CUDA 程序第一次运行很慢

https://developer.nvidia.com/blog/cuda-pro-tip-understand-fat-binaries-jit-caching/

CUDA 程序有两种代码:一是设备无关的 PTX,二是设备有关的二进制代码。在运行之前将 PTX 编译成二进制代码就是 JIT 过程。(当然,nvcc 会在文件系统里面存储 cache。)用 -arch=sm_xx 可以只为给定的架构编译,从而运行时不需要 JIT 这一步。

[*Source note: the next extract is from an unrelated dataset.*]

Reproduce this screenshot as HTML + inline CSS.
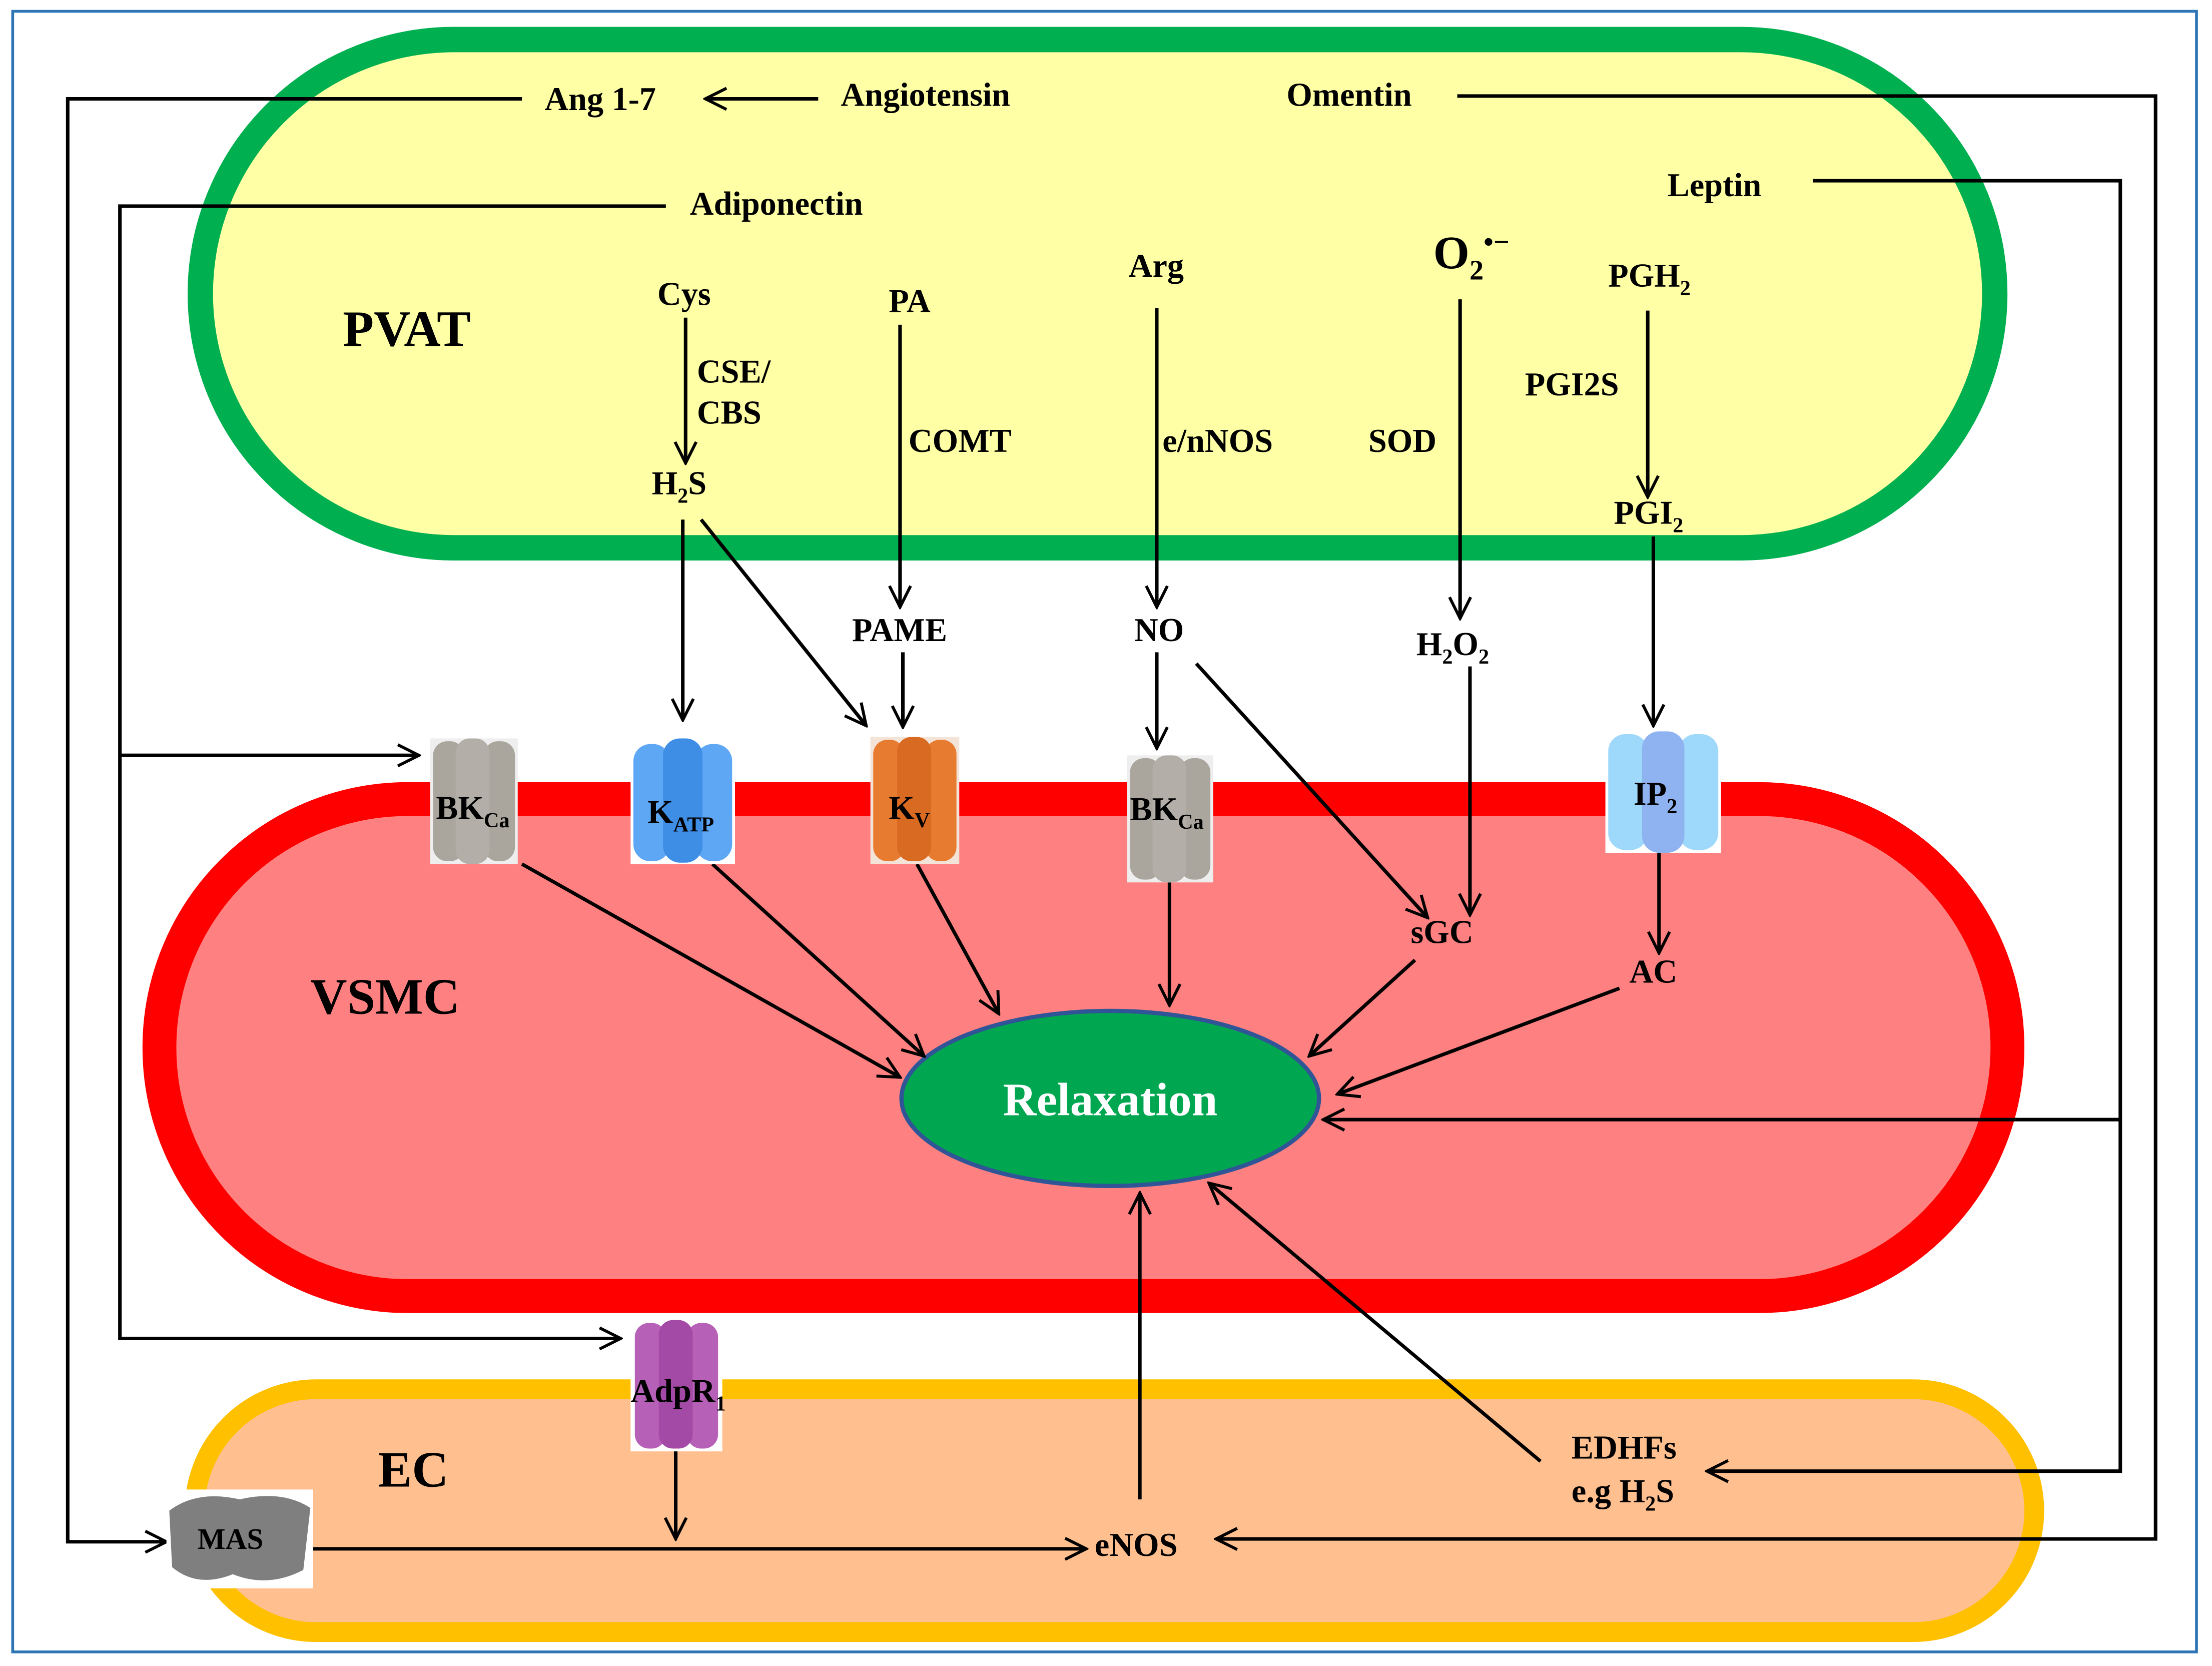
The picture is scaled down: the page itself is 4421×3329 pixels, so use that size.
<!DOCTYPE html>
<html><head><meta charset="utf-8"><style>
html,body{margin:0;padding:0;background:#fff}
svg{display:block}
text{font-family:"Liberation Serif",serif;font-weight:bold;fill:#000}
</style></head><body>
<svg width="4421" height="3329" viewBox="0 0 1568 1180" preserveAspectRatio="none" xmlns="http://www.w3.org/2000/svg">
<defs>
<marker id="b" viewBox="0 0 12 12" refX="11" refY="6" markerWidth="18" markerHeight="18" markerUnits="userSpaceOnUse" orient="auto">
<path d="M1,1 L11,6 L1,11" fill="none" stroke="#000" stroke-width="1.4"/></marker>
</defs>
<rect x="0" y="0" width="1568" height="1180" fill="#fff"/>
<rect x="9" y="8" width="1548" height="1162" fill="none" stroke="#2e75b6" stroke-width="2"/>
<rect x="142" y="28" width="1272" height="360" rx="180" fill="#ffffa6" stroke="#00b050" stroke-width="18"/>
<rect x="113" y="566" width="1310" height="352" rx="176" fill="#ff8080" stroke="#ff0000" stroke-width="24"/>
<rect x="138" y="984" width="1304" height="172" rx="86" fill="#ffbf8f" stroke="#ffc000" stroke-width="14"/>
<ellipse cx="787" cy="778" rx="148" ry="62" fill="#00a650" stroke="#2f5597" stroke-width="3"/>
<text x="787" y="790" font-size="33" text-anchor="middle" style="fill:#fff">Relaxation</text>

<g stroke="#000" stroke-width="2.5" fill="none">
<polyline points="370,70 48,70 48,1092 118,1092" marker-end="url(#b)"/>
<line x1="580" y1="70" x2="500" y2="70" marker-end="url(#b)"/>
<polyline points="1033,68 1528,68 1528,1090 862,1090" marker-end="url(#b)"/>
<polyline points="1285,128 1503,128 1503,1042 1210,1042" marker-end="url(#b)"/>
<line x1="1503" y1="793" x2="938" y2="793" marker-end="url(#b)"/>
<polyline points="472,146 85,146 85,948 440,948" marker-end="url(#b)"/>
<line x1="85" y1="535" x2="297" y2="535" marker-end="url(#b)"/>
<line x1="486" y1="225" x2="486" y2="328" marker-end="url(#b)"/>
<line x1="484" y1="368" x2="484" y2="510" marker-end="url(#b)"/>
<line x1="497" y1="368" x2="614" y2="514" marker-end="url(#b)"/>
<line x1="638" y1="230" x2="638" y2="430" marker-end="url(#b)"/>
<line x1="640" y1="462" x2="640" y2="515" marker-end="url(#b)"/>
<line x1="820" y1="218" x2="820" y2="430" marker-end="url(#b)"/>
<line x1="820" y1="462" x2="820" y2="530" marker-end="url(#b)"/>
<line x1="848" y1="470" x2="1012" y2="650" marker-end="url(#b)"/>
<line x1="1035" y1="212" x2="1035" y2="438" marker-end="url(#b)"/>
<line x1="1042" y1="472" x2="1042" y2="648" marker-end="url(#b)"/>
<line x1="1168" y1="220" x2="1168" y2="352" marker-end="url(#b)"/>
<line x1="1172" y1="380" x2="1172" y2="514" marker-end="url(#b)"/>
<line x1="1176" y1="600" x2="1176" y2="675" marker-end="url(#b)"/>
<line x1="370" y1="612" x2="638" y2="763" marker-end="url(#b)"/>
<line x1="505" y1="612" x2="655" y2="748" marker-end="url(#b)"/>
<line x1="650" y1="612" x2="708" y2="718" marker-end="url(#b)"/>
<line x1="829" y1="625" x2="829" y2="712" marker-end="url(#b)"/>
<line x1="1003" y1="680" x2="928" y2="748" marker-end="url(#b)"/>
<line x1="1148" y1="700" x2="948" y2="775" marker-end="url(#b)"/>
<line x1="808" y1="1062" x2="808" y2="845" marker-end="url(#b)"/>
<line x1="1092" y1="1035" x2="857" y2="838" marker-end="url(#b)"/>
<line x1="222" y1="1097" x2="770" y2="1097" marker-end="url(#b)"/>
<line x1="479" y1="1020" x2="479" y2="1090" marker-end="url(#b)"/>
</g>

<g>
<rect x="305" y="523" width="62" height="89" fill="#eee"/>
<rect x="307" y="525" width="22" height="85" rx="10" fill="#aaa69e"/><rect x="343" y="525" width="22" height="85" rx="10" fill="#aaa69e"/><rect x="323" y="523" width="24" height="89" rx="10" fill="#b3afa8"/>
<rect x="447" y="525" width="74" height="87" fill="#fff"/>
<rect x="449" y="527" width="26" height="83" rx="12" fill="#5ea7f5"/><rect x="493" y="527" width="26" height="83" rx="12" fill="#5ea7f5"/><rect x="470" y="523" width="28" height="88" rx="12" fill="#3f8ee6"/>
<rect x="617" y="522" width="63" height="90" fill="#f4e3d7"/>
<rect x="619" y="524" width="22" height="86" rx="10" fill="#e77b30"/><rect x="656" y="524" width="22" height="86" rx="10" fill="#e77b30"/><rect x="636" y="522" width="24" height="88" rx="10" fill="#d96a22"/>
<rect x="799" y="535" width="61" height="90" fill="#eee"/>
<rect x="801" y="537" width="22" height="86" rx="10" fill="#aaa69e"/><rect x="836" y="537" width="22" height="86" rx="10" fill="#aaa69e"/><rect x="817" y="535" width="24" height="90" rx="10" fill="#b3afa8"/>
<rect x="1138" y="518" width="82" height="86" fill="#fff"/>
<rect x="1140" y="520" width="28" height="82" rx="12" fill="#9ed8fa"/><rect x="1190" y="520" width="28" height="82" rx="12" fill="#9ed8fa"/><rect x="1164" y="518" width="30" height="86" rx="12" fill="#8fb2f0"/>
<rect x="447" y="935" width="65" height="93" fill="#fff"/>
<rect x="450" y="937" width="22" height="89" rx="10" fill="#b660b8"/><rect x="487" y="937" width="22" height="89" rx="10" fill="#b660b8"/><rect x="467" y="935" width="24" height="91" rx="10" fill="#a24aa5"/>
<rect x="118" y="1055" width="104" height="70" fill="#fff"/>
<path d="M120,1070 Q140,1055 170,1062 Q200,1055 220,1068 L215,1112 Q190,1125 165,1115 Q140,1125 122,1110 Z" fill="#7f7f7f"/>
</g>

<g font-size="23.5">
<text x="386" y="78">Ang 1-7</text>
<text x="596" y="75">Angiotensin</text>
<text x="912" y="75">Omentin</text>
<text x="1182" y="139">Leptin</text>
<text x="489" y="152">Adiponectin</text>
<text x="466" y="216">Cys</text>
<text x="494" y="271">CSE/</text>
<text x="494" y="300">CBS</text>
<text x="462" y="350">H<tspan font-size="15" dy="6">2</tspan><tspan dy="-6">S</tspan></text>
<text x="630" y="221">PA</text>
<text x="644" y="320">COMT</text>
<text x="800" y="196">Arg</text>
<text x="824" y="320">e/nNOS</text>
<text x="970" y="320">SOD</text>
<text x="1140" y="203">PGH<tspan font-size="15" dy="6">2</tspan></text>
<text x="1081" y="280">PGI2S</text>
<text x="1144" y="371">PGI<tspan font-size="15" dy="6">2</tspan></text>
<text x="604" y="454">PAME</text>
<text x="804" y="454">NO</text>
<text x="1004" y="464">H<tspan font-size="15" dy="6">2</tspan><tspan dy="-6">O</tspan><tspan font-size="15" dy="6">2</tspan></text>
<text x="1000" y="668">sGC</text>
<text x="1155" y="696">AC</text>
<text x="309" y="580">BK<tspan font-size="15" dy="6">Ca</tspan></text>
<text x="459" y="583">K<tspan font-size="15" dy="6">ATP</tspan></text>
<text x="630" y="580">K<tspan font-size="15" dy="6">V</tspan></text>
<text x="801" y="581">BK<tspan font-size="15" dy="6">Ca</tspan></text>
<text x="1158" y="570">IP<tspan font-size="15" dy="6">2</tspan></text>
<text x="447" y="993">AdpR<tspan font-size="15" dy="6">1</tspan></text>
<text x="140" y="1097" font-size="21">MAS</text>
<text x="776" y="1102">eNOS</text>
<text x="1114" y="1033">EDHFs</text>
<text x="1114" y="1064">e.g H<tspan font-size="15" dy="6">2</tspan><tspan dy="-6">S</tspan></text>
</g>
<text x="1016" y="190" font-size="33">O<tspan font-size="20" dy="8">2</tspan><tspan font-size="20" dy="-20">•−</tspan></text>
<text x="243" y="245" font-size="36">PVAT</text>
<text x="220" y="718" font-size="36">VSMC</text>
<text x="268" y="1053" font-size="36">EC</text>
</svg>
</body></html>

禁用 cache(不允许本次运行读取和写入 cache):

export CUDA_CACHE_DISABLE=1

然后分别使用 -arch=native 选项和不使用,可以明显感受到程序在启动速度上的差别。

nvcc --help:

nvcc embeds a compiled code image in the resulting executable for each specified <code> architecture, which is a true binary load image for each ‘real’ architecture (such as sm_50), and PTX code for the ‘virtual’ architecture (such as compute_50). During runtime, such embedded PTX code is dynamically compiled by the CUDA runtime system if no binary load image is found for the ‘current’ GPU.

Note

-arch 选项生成二进制代码,而 -code 选项生成虚拟的 PTX 代码。